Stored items
◇ ◇ ◇
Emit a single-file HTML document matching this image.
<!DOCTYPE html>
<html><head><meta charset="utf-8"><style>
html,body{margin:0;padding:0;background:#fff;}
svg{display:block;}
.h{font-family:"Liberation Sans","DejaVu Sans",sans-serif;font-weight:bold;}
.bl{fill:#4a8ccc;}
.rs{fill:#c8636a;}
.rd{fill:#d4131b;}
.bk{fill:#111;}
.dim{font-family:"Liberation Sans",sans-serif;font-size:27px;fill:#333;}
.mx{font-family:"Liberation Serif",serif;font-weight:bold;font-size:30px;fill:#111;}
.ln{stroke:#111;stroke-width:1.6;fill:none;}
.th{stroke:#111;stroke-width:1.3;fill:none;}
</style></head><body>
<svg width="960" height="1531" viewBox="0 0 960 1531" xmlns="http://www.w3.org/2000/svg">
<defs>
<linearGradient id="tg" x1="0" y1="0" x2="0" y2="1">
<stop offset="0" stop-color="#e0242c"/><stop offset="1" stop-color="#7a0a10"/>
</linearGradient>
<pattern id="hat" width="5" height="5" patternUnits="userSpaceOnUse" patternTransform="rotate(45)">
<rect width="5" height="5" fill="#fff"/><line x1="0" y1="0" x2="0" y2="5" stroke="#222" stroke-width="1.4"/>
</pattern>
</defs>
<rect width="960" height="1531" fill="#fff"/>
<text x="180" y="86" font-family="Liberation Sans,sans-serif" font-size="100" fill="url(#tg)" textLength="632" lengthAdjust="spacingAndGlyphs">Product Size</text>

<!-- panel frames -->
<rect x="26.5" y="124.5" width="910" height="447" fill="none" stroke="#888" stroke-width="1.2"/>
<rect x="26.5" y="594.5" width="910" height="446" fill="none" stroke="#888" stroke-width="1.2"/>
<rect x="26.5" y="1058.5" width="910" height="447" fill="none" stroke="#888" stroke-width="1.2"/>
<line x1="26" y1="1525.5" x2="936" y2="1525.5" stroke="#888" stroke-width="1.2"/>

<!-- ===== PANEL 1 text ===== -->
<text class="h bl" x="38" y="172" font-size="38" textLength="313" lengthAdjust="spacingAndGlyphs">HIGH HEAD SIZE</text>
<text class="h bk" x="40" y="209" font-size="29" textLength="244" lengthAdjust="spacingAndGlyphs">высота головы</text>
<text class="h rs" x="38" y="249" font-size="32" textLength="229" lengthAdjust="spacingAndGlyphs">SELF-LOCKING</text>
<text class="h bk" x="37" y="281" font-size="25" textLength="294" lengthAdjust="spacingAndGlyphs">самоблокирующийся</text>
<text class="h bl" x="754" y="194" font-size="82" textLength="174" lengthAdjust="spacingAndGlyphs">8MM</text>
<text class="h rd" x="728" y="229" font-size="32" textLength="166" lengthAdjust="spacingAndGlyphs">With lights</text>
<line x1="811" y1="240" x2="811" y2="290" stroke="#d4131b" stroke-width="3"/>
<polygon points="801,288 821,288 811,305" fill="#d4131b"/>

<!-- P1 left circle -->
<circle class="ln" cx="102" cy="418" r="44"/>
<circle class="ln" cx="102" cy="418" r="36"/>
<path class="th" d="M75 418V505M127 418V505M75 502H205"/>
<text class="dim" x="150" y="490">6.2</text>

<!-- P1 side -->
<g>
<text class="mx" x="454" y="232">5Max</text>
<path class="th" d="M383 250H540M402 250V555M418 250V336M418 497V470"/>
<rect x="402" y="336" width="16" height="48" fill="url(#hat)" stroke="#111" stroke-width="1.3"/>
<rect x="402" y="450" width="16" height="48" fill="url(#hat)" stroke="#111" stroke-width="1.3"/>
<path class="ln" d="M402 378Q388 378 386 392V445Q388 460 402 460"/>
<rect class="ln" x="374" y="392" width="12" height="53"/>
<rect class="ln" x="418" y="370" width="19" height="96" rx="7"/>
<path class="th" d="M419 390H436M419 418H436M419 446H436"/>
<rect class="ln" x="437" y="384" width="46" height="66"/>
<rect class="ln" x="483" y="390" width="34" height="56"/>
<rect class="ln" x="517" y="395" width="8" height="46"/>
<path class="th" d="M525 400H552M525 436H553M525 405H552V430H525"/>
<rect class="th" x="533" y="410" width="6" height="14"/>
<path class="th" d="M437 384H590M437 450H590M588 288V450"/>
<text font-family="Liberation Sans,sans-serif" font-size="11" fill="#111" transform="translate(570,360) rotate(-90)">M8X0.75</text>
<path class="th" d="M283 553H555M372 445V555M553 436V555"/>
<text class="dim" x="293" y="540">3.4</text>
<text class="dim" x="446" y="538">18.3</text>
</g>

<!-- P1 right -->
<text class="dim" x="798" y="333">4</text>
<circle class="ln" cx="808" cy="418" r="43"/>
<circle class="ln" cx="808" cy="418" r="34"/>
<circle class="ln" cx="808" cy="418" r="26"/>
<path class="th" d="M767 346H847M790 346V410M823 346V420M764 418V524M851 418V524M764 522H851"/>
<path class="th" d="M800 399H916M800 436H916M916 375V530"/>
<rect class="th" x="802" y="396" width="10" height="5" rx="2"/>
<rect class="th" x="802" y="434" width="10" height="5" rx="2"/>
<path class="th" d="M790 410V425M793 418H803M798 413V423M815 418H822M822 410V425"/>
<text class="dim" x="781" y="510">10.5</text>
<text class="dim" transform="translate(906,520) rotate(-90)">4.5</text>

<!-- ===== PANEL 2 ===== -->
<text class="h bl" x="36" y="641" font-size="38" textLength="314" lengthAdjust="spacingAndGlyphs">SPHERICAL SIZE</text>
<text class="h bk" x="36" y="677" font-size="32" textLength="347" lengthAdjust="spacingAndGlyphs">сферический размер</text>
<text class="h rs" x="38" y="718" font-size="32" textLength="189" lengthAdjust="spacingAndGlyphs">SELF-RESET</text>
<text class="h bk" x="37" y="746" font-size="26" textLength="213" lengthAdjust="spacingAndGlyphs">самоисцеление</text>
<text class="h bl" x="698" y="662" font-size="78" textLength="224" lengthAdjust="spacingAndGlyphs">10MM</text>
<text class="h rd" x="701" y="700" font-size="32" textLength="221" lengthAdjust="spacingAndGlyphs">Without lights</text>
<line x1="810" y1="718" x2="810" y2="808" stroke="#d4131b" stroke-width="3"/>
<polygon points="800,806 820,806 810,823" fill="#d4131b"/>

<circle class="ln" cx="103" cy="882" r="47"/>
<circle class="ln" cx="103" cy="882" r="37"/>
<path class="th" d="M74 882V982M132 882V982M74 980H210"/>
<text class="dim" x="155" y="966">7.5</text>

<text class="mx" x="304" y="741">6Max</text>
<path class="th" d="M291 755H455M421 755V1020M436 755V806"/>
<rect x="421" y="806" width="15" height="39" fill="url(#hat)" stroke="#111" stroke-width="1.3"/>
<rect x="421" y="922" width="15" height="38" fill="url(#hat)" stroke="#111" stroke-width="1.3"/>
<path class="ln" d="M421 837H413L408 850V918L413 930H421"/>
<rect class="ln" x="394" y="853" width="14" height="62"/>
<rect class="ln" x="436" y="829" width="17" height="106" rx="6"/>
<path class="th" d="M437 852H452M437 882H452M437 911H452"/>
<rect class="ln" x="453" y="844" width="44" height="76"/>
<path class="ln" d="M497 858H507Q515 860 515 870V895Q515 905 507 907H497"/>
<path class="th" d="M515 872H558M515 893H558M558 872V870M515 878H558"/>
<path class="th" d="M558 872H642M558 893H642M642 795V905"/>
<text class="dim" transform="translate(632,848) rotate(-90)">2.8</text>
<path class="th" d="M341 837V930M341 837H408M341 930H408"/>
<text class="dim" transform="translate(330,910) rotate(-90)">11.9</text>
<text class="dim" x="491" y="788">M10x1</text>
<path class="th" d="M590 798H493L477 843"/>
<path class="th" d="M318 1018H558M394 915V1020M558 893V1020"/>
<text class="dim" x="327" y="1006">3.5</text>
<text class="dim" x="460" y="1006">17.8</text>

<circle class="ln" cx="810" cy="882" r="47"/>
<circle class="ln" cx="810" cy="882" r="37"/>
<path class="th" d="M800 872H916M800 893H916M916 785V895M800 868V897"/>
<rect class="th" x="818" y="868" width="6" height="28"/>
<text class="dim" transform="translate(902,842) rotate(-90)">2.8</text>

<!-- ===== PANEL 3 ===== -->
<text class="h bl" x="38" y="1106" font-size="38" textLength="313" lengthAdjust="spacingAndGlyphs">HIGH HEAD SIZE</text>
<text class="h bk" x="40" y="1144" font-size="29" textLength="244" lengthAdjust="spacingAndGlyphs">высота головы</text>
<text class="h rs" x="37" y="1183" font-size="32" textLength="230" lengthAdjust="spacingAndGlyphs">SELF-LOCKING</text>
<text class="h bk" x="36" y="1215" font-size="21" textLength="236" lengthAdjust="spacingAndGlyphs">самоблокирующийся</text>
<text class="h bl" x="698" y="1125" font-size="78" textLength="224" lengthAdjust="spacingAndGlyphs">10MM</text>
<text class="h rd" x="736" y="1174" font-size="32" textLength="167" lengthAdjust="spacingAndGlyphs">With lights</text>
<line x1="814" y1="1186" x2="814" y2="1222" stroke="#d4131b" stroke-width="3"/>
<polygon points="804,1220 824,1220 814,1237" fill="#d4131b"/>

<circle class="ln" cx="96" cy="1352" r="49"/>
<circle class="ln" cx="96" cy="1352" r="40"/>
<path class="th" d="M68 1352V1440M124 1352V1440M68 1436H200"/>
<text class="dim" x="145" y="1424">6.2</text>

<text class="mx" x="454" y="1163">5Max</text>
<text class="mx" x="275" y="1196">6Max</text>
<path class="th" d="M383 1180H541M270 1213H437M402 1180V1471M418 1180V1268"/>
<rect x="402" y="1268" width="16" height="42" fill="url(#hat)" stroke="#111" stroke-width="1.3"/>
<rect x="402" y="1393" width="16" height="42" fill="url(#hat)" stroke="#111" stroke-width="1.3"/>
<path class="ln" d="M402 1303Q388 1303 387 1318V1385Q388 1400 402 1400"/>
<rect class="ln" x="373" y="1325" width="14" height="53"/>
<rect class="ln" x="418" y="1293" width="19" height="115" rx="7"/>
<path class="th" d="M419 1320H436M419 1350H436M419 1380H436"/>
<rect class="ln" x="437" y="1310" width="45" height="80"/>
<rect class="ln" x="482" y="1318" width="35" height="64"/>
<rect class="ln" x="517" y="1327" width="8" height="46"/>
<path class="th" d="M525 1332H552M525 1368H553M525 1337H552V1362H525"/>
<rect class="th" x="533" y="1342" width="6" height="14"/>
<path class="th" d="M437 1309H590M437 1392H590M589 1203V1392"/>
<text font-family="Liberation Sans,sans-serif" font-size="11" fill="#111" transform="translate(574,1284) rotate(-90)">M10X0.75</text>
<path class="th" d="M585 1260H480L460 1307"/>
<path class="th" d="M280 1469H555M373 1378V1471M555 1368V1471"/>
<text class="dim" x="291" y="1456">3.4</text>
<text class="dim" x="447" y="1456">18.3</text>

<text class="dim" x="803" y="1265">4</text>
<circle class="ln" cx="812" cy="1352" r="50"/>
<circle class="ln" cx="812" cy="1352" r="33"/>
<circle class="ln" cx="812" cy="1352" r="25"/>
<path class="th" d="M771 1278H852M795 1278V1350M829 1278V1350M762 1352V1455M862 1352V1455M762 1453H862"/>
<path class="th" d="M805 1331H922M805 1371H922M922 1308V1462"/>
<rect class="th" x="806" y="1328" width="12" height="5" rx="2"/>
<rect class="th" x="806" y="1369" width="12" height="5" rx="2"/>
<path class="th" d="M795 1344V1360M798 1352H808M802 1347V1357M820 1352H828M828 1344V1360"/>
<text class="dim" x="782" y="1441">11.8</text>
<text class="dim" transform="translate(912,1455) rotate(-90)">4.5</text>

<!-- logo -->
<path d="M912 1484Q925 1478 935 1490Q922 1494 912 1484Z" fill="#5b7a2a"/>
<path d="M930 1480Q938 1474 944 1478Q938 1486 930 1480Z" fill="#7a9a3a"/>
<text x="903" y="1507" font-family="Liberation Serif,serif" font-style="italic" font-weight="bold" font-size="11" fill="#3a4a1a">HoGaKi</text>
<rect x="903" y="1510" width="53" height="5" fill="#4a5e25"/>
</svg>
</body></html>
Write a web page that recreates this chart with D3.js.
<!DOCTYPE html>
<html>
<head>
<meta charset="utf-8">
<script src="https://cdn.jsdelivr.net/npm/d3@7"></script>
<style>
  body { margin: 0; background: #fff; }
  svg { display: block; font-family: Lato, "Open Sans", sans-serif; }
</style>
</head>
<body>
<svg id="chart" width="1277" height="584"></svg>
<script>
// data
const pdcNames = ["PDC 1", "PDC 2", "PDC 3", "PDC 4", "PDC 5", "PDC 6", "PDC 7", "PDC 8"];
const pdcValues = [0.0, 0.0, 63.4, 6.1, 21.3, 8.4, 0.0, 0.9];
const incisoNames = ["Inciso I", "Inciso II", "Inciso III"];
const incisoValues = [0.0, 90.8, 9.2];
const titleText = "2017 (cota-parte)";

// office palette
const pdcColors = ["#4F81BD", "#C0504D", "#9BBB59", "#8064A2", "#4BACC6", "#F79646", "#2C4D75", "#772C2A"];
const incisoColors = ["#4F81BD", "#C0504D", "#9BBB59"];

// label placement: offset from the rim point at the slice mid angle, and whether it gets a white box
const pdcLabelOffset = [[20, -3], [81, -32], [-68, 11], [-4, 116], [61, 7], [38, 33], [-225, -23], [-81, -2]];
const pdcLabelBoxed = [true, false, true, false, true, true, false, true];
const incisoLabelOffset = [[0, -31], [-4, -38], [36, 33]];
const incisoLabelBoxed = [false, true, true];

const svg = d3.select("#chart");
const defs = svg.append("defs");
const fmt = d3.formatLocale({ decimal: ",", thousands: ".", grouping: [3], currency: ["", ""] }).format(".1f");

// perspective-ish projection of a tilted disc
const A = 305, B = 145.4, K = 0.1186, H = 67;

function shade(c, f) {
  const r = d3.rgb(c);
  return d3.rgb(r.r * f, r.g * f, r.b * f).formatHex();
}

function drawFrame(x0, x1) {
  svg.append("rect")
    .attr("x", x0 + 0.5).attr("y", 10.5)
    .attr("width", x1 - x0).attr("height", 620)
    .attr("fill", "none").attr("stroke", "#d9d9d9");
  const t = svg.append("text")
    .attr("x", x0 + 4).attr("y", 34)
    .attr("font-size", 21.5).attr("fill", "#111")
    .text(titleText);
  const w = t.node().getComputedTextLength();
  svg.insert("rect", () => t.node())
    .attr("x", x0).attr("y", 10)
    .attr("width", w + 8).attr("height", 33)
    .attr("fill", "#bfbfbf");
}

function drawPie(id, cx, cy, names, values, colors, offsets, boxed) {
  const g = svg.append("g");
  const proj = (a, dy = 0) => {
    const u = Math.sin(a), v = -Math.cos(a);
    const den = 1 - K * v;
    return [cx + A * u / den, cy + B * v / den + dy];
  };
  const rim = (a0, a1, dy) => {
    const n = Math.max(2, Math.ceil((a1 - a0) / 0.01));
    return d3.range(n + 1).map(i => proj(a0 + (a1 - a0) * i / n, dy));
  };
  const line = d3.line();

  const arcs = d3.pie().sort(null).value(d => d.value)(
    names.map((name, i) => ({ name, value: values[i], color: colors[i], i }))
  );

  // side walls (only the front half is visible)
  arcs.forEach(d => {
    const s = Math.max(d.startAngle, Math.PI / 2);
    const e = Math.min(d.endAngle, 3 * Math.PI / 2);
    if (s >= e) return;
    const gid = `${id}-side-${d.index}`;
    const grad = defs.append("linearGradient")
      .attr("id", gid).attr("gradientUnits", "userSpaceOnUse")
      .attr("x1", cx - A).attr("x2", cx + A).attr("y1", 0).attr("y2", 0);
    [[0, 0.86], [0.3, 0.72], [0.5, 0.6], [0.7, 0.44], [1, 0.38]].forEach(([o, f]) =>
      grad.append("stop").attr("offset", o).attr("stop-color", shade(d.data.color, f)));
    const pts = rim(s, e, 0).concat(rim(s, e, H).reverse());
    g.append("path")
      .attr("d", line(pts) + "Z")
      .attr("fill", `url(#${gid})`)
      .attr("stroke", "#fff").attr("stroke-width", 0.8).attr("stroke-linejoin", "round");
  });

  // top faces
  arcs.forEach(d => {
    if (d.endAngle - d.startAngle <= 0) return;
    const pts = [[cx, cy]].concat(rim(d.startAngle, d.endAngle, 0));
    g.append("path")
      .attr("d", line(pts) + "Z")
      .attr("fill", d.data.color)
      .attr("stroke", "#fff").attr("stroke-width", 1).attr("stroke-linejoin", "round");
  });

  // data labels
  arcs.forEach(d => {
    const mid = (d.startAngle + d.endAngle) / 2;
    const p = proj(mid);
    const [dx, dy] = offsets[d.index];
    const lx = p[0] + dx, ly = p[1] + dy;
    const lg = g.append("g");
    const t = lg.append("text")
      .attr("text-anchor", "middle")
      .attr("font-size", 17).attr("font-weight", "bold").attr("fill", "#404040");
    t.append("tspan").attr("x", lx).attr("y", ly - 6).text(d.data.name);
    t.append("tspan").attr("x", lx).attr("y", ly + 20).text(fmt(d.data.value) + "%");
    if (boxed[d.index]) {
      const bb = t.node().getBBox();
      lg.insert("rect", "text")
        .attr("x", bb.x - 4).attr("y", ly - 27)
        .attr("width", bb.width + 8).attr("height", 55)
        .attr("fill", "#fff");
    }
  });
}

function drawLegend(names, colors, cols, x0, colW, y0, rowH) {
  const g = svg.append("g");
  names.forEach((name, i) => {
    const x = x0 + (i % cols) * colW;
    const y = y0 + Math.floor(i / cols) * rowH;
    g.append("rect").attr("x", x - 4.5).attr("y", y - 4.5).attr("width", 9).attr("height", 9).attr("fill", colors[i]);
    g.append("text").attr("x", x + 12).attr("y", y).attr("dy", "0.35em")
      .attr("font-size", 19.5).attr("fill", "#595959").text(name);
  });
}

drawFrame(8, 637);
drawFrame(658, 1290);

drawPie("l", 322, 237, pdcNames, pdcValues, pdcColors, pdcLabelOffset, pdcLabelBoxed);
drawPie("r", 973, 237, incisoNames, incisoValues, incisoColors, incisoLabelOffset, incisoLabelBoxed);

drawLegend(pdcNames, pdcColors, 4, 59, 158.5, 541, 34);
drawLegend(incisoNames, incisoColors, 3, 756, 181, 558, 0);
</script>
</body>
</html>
◇ ◇ ◇
GIVEN INSTRUCTION: In the entries above, identify each line that includes the string "chart", then copy it.

OUTPUT FOR THIS TASK:
Write a web page that recreates this chart with D3.js.
<svg id="chart" width="1277" height="584"></svg>
const svg = d3.select("#chart");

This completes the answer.